Relations franco-africaines : A rupture, rupture et demie
Relations franco-africaines
A rupture, rupture et demie
Après l’élection de Nicolas Sarkozy le 6 mai dernier, comme 6e président de la Ve République française, l’on se demandait qui serait le premier chef d’Etat africain, notamment du pré carré, à aller rendre visite à son homologue frais émoulu. C'est bien connu, ces princes qui nous gouvernent sont, en effet, toujours pressés d’aller sur les bords de la Seine boire l’eau de l’étranger quand un nouveau locataire s’installe à l’Elysée. Dans cette course de vitesse édition 2007, c’est finalement Ellen Johnson Sirleaf qui sera arrivée la première, rue du Faubourg Saint Honoré. Pour une surprise, c’en était plutôt une. Car le Liberia, ce n’est pas vraiment la Françafrique, et c’est sans doute aussi pour cela que cette visite était hautement symbolique. Mais, raison plus importante, Ellen Sirleaf est la première femme élue chef d’Etat en Afrique ; ensuite, elle a fait de la bonne gouvernance et de la lutte contre la corruption ses chevaux de bataille, ce qui ne doit pas déplaire à Nicolas Sarkozy, qui a promis d’épousseter les relations franco-africaines, quasi mafieuses. Et cerise sur le gâteau, cette ancienne fonctionnaire internationale, une libérale convaincue, a, pour le moins, des atomes crochus avec le nouveau champion de la droite française, lequel est, comme chacun le sait, l’ami des grands patrons du CAC 40.

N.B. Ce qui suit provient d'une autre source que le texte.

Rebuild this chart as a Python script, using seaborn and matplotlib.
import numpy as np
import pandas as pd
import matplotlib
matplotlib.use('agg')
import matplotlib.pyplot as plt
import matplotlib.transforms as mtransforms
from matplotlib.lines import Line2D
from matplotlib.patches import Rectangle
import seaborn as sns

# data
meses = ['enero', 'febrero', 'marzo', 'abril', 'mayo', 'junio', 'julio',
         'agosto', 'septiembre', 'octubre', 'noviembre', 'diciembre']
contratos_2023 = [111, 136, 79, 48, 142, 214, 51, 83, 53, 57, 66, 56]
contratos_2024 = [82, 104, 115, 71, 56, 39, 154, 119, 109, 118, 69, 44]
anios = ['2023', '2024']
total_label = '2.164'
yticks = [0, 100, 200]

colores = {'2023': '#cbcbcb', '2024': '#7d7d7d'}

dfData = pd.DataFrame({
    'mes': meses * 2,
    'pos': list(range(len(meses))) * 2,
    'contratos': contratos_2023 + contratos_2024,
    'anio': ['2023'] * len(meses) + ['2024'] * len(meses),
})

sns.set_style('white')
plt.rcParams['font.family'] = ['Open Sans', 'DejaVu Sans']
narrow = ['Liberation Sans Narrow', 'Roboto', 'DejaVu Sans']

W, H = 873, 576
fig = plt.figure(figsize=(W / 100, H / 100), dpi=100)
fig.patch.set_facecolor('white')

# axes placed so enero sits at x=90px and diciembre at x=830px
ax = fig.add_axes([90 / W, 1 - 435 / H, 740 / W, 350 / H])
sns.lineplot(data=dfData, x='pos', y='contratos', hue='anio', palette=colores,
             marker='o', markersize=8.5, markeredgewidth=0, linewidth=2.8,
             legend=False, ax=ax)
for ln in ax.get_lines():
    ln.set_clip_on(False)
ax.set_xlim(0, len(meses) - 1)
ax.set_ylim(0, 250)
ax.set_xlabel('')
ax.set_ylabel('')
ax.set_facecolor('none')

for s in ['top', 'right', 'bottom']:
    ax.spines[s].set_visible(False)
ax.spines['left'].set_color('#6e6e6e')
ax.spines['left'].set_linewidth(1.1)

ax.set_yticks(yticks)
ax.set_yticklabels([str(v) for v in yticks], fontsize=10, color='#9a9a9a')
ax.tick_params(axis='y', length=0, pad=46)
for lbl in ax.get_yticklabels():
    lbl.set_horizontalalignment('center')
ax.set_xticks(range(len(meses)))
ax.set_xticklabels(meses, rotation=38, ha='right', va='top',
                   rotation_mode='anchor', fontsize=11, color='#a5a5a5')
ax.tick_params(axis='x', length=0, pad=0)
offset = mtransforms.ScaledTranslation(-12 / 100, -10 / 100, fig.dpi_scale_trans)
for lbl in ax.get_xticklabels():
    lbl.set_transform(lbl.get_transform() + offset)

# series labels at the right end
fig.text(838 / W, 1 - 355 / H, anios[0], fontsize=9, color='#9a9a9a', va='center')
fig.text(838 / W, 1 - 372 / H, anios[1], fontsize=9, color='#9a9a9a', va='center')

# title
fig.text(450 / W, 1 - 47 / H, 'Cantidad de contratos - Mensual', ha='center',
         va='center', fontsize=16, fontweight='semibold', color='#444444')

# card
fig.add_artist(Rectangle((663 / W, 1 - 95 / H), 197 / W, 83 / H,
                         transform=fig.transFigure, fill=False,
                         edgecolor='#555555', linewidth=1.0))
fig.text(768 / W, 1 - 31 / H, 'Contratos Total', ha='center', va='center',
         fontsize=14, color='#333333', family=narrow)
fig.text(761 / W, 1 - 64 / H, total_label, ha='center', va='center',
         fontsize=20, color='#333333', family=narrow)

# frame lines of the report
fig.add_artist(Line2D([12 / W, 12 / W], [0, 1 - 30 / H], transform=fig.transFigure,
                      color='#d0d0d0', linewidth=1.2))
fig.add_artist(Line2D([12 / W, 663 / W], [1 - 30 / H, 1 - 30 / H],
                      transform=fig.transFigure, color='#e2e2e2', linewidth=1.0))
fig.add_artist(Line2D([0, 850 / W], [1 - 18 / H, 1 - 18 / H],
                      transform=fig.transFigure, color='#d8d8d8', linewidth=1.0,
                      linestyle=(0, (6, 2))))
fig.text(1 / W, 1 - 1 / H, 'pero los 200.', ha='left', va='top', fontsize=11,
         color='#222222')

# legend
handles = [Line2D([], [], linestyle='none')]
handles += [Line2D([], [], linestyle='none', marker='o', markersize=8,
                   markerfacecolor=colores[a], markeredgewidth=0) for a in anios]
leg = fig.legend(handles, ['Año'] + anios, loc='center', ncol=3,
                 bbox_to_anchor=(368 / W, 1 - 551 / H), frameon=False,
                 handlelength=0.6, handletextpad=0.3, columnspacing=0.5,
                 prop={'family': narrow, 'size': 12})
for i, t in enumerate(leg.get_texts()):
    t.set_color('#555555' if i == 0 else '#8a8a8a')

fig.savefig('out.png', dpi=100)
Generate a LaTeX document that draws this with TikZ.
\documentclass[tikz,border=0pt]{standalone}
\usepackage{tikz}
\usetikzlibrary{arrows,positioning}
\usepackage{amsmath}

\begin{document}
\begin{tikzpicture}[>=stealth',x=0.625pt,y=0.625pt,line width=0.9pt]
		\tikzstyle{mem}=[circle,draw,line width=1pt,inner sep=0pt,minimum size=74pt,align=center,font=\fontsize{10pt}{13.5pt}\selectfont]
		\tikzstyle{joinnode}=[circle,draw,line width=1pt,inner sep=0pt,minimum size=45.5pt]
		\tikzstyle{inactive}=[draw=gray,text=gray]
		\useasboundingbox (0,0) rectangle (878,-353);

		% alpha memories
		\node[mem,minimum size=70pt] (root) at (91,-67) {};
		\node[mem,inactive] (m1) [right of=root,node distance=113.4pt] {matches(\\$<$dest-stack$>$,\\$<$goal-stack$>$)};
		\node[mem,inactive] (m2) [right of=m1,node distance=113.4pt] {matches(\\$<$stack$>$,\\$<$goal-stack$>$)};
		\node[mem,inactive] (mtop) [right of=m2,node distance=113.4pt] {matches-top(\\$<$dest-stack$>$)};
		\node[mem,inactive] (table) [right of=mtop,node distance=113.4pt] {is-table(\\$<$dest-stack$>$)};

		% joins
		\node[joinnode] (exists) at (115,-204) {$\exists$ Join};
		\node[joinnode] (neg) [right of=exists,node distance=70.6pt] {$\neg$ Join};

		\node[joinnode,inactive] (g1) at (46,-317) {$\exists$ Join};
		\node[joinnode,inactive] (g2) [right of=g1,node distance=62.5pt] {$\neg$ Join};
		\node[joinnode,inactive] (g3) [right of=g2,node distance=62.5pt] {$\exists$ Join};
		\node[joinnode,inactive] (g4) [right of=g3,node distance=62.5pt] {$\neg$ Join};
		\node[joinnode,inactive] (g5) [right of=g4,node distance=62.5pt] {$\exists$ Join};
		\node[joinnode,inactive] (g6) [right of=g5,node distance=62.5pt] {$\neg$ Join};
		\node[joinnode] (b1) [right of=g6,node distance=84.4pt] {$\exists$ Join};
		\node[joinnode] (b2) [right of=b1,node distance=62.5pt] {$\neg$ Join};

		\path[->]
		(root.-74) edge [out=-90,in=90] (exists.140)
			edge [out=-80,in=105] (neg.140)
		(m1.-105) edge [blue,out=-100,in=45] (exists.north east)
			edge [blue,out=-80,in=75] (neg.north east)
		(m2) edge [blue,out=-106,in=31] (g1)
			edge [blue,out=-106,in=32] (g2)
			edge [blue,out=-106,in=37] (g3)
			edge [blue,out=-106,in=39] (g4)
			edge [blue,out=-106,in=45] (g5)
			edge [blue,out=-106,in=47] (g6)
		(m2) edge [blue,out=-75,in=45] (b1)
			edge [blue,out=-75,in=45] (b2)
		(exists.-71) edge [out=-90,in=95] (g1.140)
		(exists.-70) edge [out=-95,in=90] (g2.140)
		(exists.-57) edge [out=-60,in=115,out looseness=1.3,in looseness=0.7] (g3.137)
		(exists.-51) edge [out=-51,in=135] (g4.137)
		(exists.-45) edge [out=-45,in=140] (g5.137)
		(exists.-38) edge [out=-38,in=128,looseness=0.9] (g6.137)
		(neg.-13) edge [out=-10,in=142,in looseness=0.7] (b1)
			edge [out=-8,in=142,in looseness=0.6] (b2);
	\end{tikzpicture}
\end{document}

Tout ce qu’il y a de présentable donc aux yeux des nouveaux maîtres de l’Hexagone, qui ont pour ainsi dire rabattu la vieille dame de 68 ans pour qu’elle fasse l’escale de Paris. Car, c’est d’Allemagne où elle séjournait que la présidente libérienne a fait le crochet hexagonal, qui n'était pas dans son agenda initial. Ce faisant, elle a presque coupé l’herbe sous les pieds à Omar Bongo Ondimba qui, en sa qualité de doyen des chefs d’Etat africains, était attendu le lendemain, et caressait, qui sait, le secret espoir d’ouvrir la liste présidentielle des invités de Sarkozy. Il se défend certes de s’adonner à une querelle de préséance du genre «c’est moi qui devais être le premier», mais on n’est pas obligé de le croire.
A bien y réfléchir d’ailleurs, on peut se demander si, en recevant, la veille, Ellen Johnson Sirleaf, l’Elysée ne s’est pas arrangée pour que l’hôte du palais de bord de mer ne soit pas le premier à fouler le Sarkoland. Ç'aurait, en effet, fait mauvais genre pour ceux qui prônent la rupture et la redéfinition des relations franco-africaines, d’adouber ainsi celui qui, quoi qu’on dise, représente la vieille Afrique, celle des réseaux, celle du désir d’éternité au pouvoir (ça fait 40 ans qu’il est aux affaires), celle de la mauvaise gouvernance et du manque de transparence, etc. C’est peut-être pour cela que le dernier dinosaure de la faune politique africaine a dû se contenter d’une deuxième place pour venir faire allégeance au petit chef blanc. Même si, comme il l’a affirmé à sa sortie d’audience, Libreville devrait être, lors de sa première sortie africaine, l’une des escales de Sarkozy président.
A Rupture donc, rupture et demie, car la révolution sarkozyenne a des limites objectives dans cette Afrique où ses petits amis milliardaires (Bolloré, Bouygue…) et de grands groupes français, comme Total, sont particulièrement présents et réalisent quelquefois jusqu’à 20 % de leur chiffre d’affaires. Et ça, ça peut assagir même le plus agité des présidents et mettre un bémol à la révolution diplomatique qu'il prétend vouloir mener dans le berceau de l'humanité.